El coche se ha quedado atrás, en mi vida alcalareña, y no lo echo de menos. El estrés circulatorio, las doscientas vueltas a la manzana para aparcar, la ITV, el seguro, la gasolina que siempre sube, las retenciones, el cambio de ruedas, la segunda cerveza que no te puedes tomar, y he aprendido a disfrutar de la libertad que te brinda el transporte público de la gran ciudad. A pesar de que a veces los londinenses, entendidos como los que pueblan Londres, refunfuñemos por la subida de la tarifa, por el mediocre funcionamiento con la que a veces nos abastecen, por los cierres por trabajos de mantenimientos los fines de semana, el metro y el bus son una bendición. Combinando ambos puedes plantarte, tardando más o menos, en cualquier punto de la geografía urbana a cualquier hora del día, los siete días de la semana, todos los meses del año (menos el día de Navidad  y su consecutivo) y por un quinto del precio -o menos- que cuesta pagar, mantener y hacer funcionar tu propio vehículo.

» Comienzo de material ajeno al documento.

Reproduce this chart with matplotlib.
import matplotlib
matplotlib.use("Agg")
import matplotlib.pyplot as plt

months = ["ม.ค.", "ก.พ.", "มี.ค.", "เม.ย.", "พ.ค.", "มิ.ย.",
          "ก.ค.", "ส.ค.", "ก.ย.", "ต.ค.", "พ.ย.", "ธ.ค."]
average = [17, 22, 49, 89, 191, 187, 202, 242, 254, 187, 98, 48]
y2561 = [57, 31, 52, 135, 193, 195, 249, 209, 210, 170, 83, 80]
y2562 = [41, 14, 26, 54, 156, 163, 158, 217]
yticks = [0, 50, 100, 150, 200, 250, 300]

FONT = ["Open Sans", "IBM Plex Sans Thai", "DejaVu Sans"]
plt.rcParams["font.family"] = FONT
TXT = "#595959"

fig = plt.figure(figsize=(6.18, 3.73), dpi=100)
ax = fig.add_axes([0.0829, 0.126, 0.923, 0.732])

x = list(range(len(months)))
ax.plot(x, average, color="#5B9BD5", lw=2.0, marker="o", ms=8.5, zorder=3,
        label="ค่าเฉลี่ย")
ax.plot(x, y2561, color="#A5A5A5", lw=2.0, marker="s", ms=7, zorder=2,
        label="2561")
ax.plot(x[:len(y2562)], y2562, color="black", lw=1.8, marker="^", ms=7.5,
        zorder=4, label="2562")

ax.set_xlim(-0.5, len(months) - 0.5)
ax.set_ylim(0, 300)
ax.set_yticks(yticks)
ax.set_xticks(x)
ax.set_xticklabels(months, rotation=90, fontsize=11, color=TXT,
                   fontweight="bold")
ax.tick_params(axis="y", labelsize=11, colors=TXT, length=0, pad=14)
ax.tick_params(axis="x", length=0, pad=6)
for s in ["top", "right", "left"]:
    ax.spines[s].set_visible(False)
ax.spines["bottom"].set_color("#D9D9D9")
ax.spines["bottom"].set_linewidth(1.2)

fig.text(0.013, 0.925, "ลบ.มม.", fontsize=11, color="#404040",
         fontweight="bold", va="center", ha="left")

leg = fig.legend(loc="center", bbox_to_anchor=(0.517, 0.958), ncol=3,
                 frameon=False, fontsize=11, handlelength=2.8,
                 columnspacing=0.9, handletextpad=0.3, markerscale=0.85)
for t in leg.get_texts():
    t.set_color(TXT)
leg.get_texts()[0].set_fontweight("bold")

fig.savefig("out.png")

Y es una bendición no sólo porque cuando con el coche tomaba cada mañana camino a Sevilla atravesando la Cruz del Inglés me torturaba a mi mismo sabedor de la cantidad de horas y horas que estaba desperdiciando al volante, a pesar de los programas de radio y la música de fondo, ni siquiera por esos veintiocho libros extra que ahora me meriendo cada año, el transporte público londinense  es una bendición también porque si alertas los sentidos y sabes mirar, tienes un ejemplo de los “Viajes de Heródoto” en cada trayecto. Un vagón es un microcosmos donde en cualquier momento te puedes encontrar un turbante sij, un inglés leyendo el Times, un par de chinas con dos maletones gigantes, una rubia lituana masajeándose los pies tras un día de oficina, un tipo con el kipá murmurando pasajes de la Torá y dos italianos hablando más alto de la cuenta. Una rotunda constatación de que “no estamos solos” a la que yo añadiría “no somos únicos”; una constatación de la invariable variabilidad de la expresión humana. Meterte en un vagón del metro londinense es meterte un chute de humildad.

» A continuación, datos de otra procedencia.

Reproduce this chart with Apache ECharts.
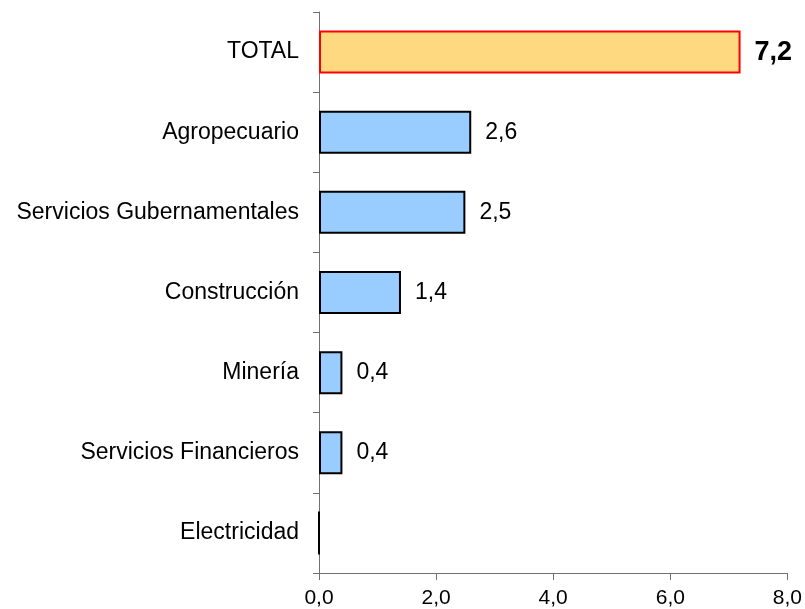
<!DOCTYPE html>
<html>
<head>
<meta charset="utf-8">
<script src="https://cdn.jsdelivr.net/npm/echarts@6/dist/echarts.min.js"></script>
<style>
  html, body { margin: 0; padding: 0; background: #fff; }
  #chart { width: 805px; height: 609px; }
</style>
</head>
<body>
<div id="chart"></div>
<script>
// sectores (de arriba hacia abajo)
const categories = ['TOTAL', 'Agropecuario', 'Servicios Gubernamentales', 'Construcción', 'Minería', 'Servicios Financieros', 'Electricidad']
const values = [7.2, 2.6, 2.5, 1.4, 0.4, 0.4, 0.0]
const xTicks = [0, 2, 4, 6, 8]

const fmt = function(v) {
  return Number(v).toFixed(1).replace('.', ',')
}

const chartDom = echarts.init(document.getElementById('chart'))

const barData = values.map(function(v, i) {
  if (i === 0) {
    return {
      value: v,
      itemStyle: { color: '#FFD97F', borderColor: '#FF0000', borderWidth: 2 },
      label: { fontWeight: 'bold', fontSize: 27 }
    }
  }
  if (v === 0) {
    return { value: v, label: { show: false } }
  }
  return v
})

const option = {
  animation: false,
  textStyle: { fontFamily: 'Liberation Sans, Arial, sans-serif' },
  grid: { left: 319, right: 16, top: 12, bottom: 34, containLabel: false },
  xAxis: {
    type: 'value',
    min: xTicks[0],
    max: xTicks[xTicks.length - 1],
    interval: 2,
    splitLine: { show: false },
    axisLine: { show: true, lineStyle: { color: '#707070', width: 1 } },
    axisTick: { show: true, length: 7, lineStyle: { color: '#707070' } },
    axisLabel: {
      color: '#000',
      fontSize: 21,
      margin: 15,
      formatter: fmt // coma decimal
    }
  },
  yAxis: {
    type: 'category',
    data: categories,
    inverse: true,
    axisLine: { show: true, lineStyle: { color: '#707070', width: 1 } },
    axisTick: { show: true, length: 6, lineStyle: { color: '#707070' } },
    axisLabel: { color: '#000', fontSize: 23, margin: 20 }
  },
  series: [
    {
      type: 'bar',
      data: barData,
      barWidth: 43,
      itemStyle: { color: '#99CCFF', borderColor: '#000', borderWidth: 2 },
      label: {
        show: true,
        position: 'right',
        distance: 14,
        color: '#000',
        fontSize: 23,
        formatter: function(p) { return fmt(p.value) }
      }
    }
  ]
}
chartDom.setOption(option)
</script>
</body>
</html>
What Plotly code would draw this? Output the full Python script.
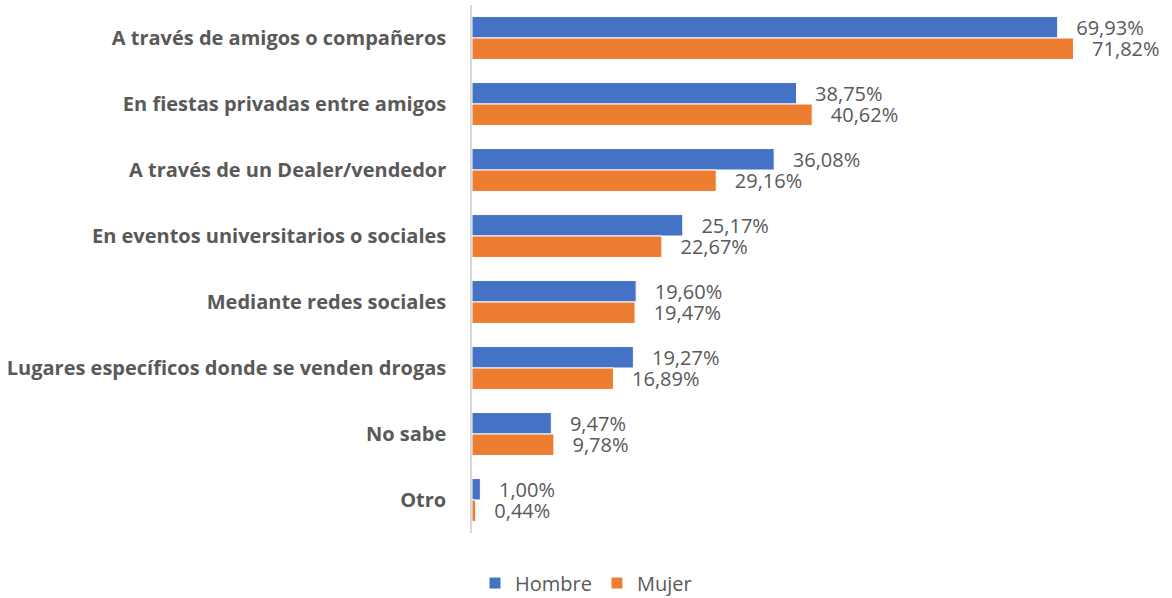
import plotly.graph_objects as go

categories = [
    "A través de amigos o compañeros",
    "En fiestas privadas entre amigos",
    "A través de un Dealer/vendedor",
    "En eventos universitarios o sociales",
    "Mediante redes sociales",
    "Lugares específicos donde se venden drogas",
    "No sabe",
    "Otro",
]
hombre = [69.93, 38.75, 36.08, 25.17, 19.60, 19.27, 9.47, 1.00]
mujer = [71.82, 40.62, 29.16, 22.67, 19.47, 16.89, 9.78, 0.44]
series_names = ["Hombre", "Mujer"]
colors = ["#4472C4", "#ED7D31"]

def fmt(v):
    return "\u00a0\u00a0\u00a0" + f"{v:.2f}".replace(".", ",") + "%"

fig = go.Figure()
for name, vals, col in zip(series_names, [hombre, mujer], colors):
    fig.add_trace(go.Bar(
        y=categories, x=vals, name=name, orientation="h",
        marker=dict(color=col, line=dict(color="white", width=1)),
        text=[fmt(v) for v in vals], textposition="outside",
        constraintext="none",
        textfont=dict(family="Open Sans", size=20, color="#595959"),
        cliponaxis=False,
    ))

fig.update_layout(
    width=1172, height=598,
    barmode="group", bargap=0.35, bargroupgap=0,
    plot_bgcolor="white", paper_bgcolor="white",
    margin=dict(l=472, r=30, t=5, b=65),
    font=dict(family="Open Sans", color="#595959"),
    legend=dict(orientation="h", xref="container", yref="container",
                x=0.5, xanchor="center", y=0.025, yanchor="middle",
                font=dict(size=20, color="#595959"), traceorder="normal"),
)
fig.update_xaxes(range=[0, 80], visible=False, showgrid=False, zeroline=False)
fig.update_yaxes(autorange="reversed", showline=True, linecolor="#D9D9D9", linewidth=1.5,
                 ticks="", ticklabelstandoff=20,
                 tickfont=dict(family="Open Sans", size=20, color="#595959", weight="bold"))

fig.write_html("out.html", config={"displayModeBar": False},
               post_script="document.body.style.margin='0';document.body.style.padding='0';")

Por todo esto me me he convertido en un acérrimo defensor del transporte púbico, además de porque creo profundamente que el hecho de que cada uno tenga su vehículo particular se me antoja de una irracionalidad superlativa, teniendo los medios técnicos para suministrarnos de una buena infraestructura de transporte, y más aún cuando al medio ambiente se le está agotando la paciencia con nosotros y nuestras tonterías.  

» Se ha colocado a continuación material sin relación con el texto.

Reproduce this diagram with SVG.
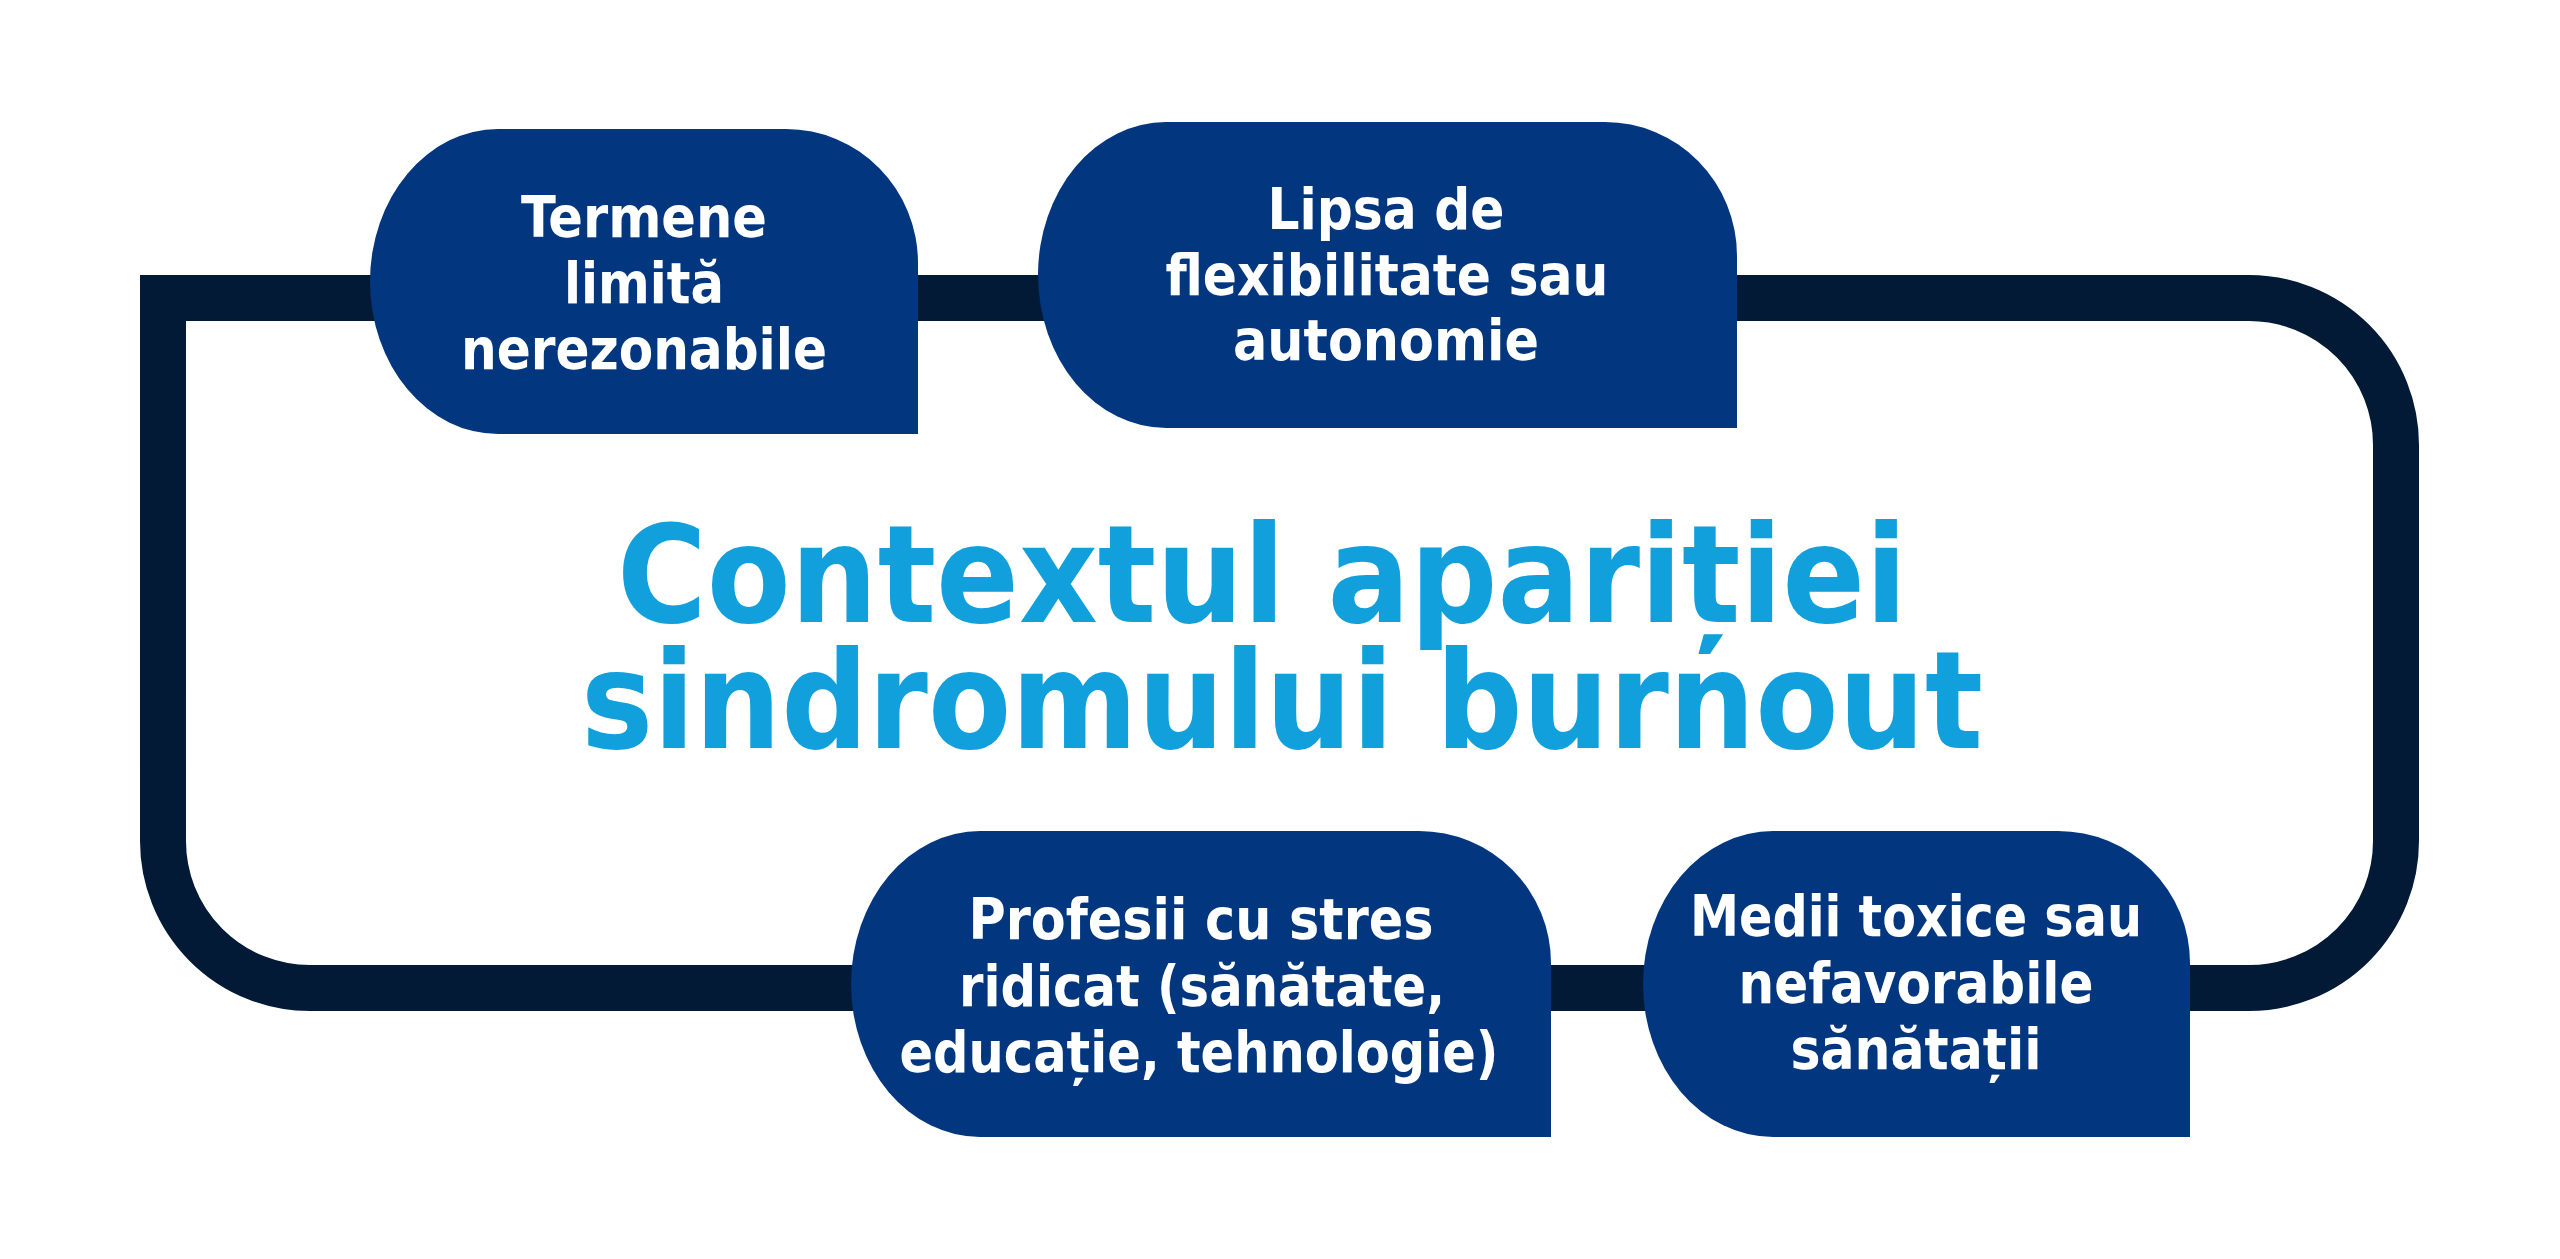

Así que en la abultada agenda de reclamaciones a los políticos, una agenda que está cobrando dimensiones surrealistas, creo que una de las más prominentes lineas la deberíamos reservar a demandarles una segura, limpia, económica y eficaz red de transporte público. El problema que para que esa reclamación adquiriera protagonismo ha de haber una previa voluntad de conseguirlo y yo sé de más de uno que aún para ir a comprar el pan casi a la esquina, coge el coche. Una lástima.